Law enforcement has been less enthusiastic, worrying that online anonymity
also enables criminal activity.

Tor's growth in users has not gone unnoticed, and today the network first
dubbed "The Onion Router" is under constant strain from those wishing to
identify anonymous Web users. The NSA and GCHQ have been studying Tor for a
decade, looking for ways to penetrate online anonymity, at least according
to these Snowden docs. In 2014, the US government paid Carnegie Mellon
University to run a series of poisoned Tor relays to de-anonymise Tor
users. A 2015 research paper outlined an attack effective, under certain
circumstances, at decloaking Tor hidden services (now rebranded as "onion
services"). Most recently, 110 poisoned Tor hidden service directories were
discovered probing .onion sites for vulnerabilities, most likely in an
attempt to de-anonymise both the servers and their visitors.

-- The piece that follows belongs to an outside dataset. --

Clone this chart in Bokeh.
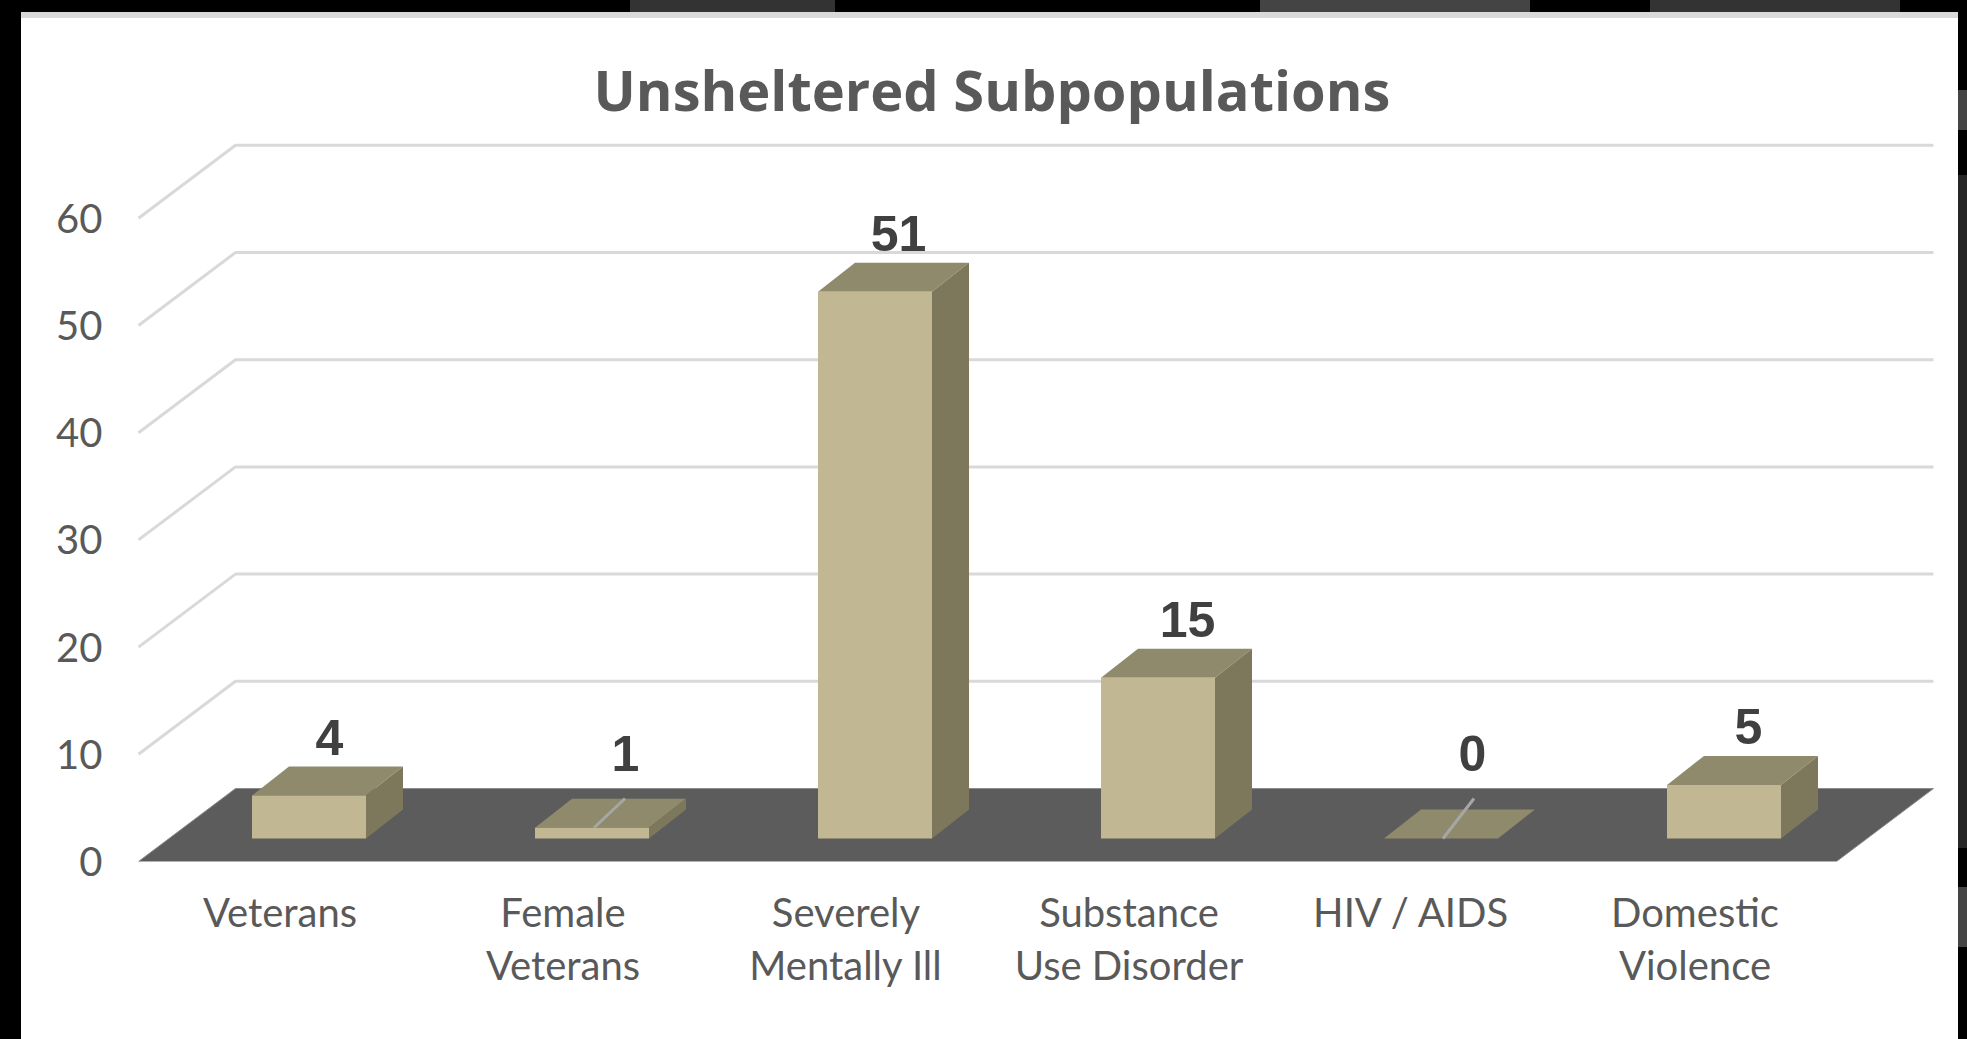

Cracks are beginning to show; a 2013 analysis by researchers at the US
Naval Research Laboratory (NRL), who helped develop Tor in the first place,
concluded that "80 percent of all types of users may be de-anonymised by a
relatively moderate Tor-relay adversary within six months."

Despite this conclusion, the lead author of that research, Aaron Johnson of
the NRL, tells Ars he would not describe Tor as broken—the issue is rather
that it was never designed to be secure against the world’s most powerful
adversaries in the first place.

"It may be that people's threat models have changed, and it's no longer
appropriate for what they might have used it for years ago," he explains.
"Tor hasn't changed, it's the world that's changed."

New threats

Tor's weakness to traffic analysis attacks is well-known. The original
design documents highlight the system's vulnerability to a "global passive
adversary" that can see all the traffic both entering and leaving the Tor
network. Such an adversary could correlate that traffic and de-anonymise
every user.
But as the Tor project's cofounder Nick Mathewson explains, the problem of
"Tor-relay adversaries" running poisoned nodes means that a theoretical
adversary of this kind is not the network's greatest threat.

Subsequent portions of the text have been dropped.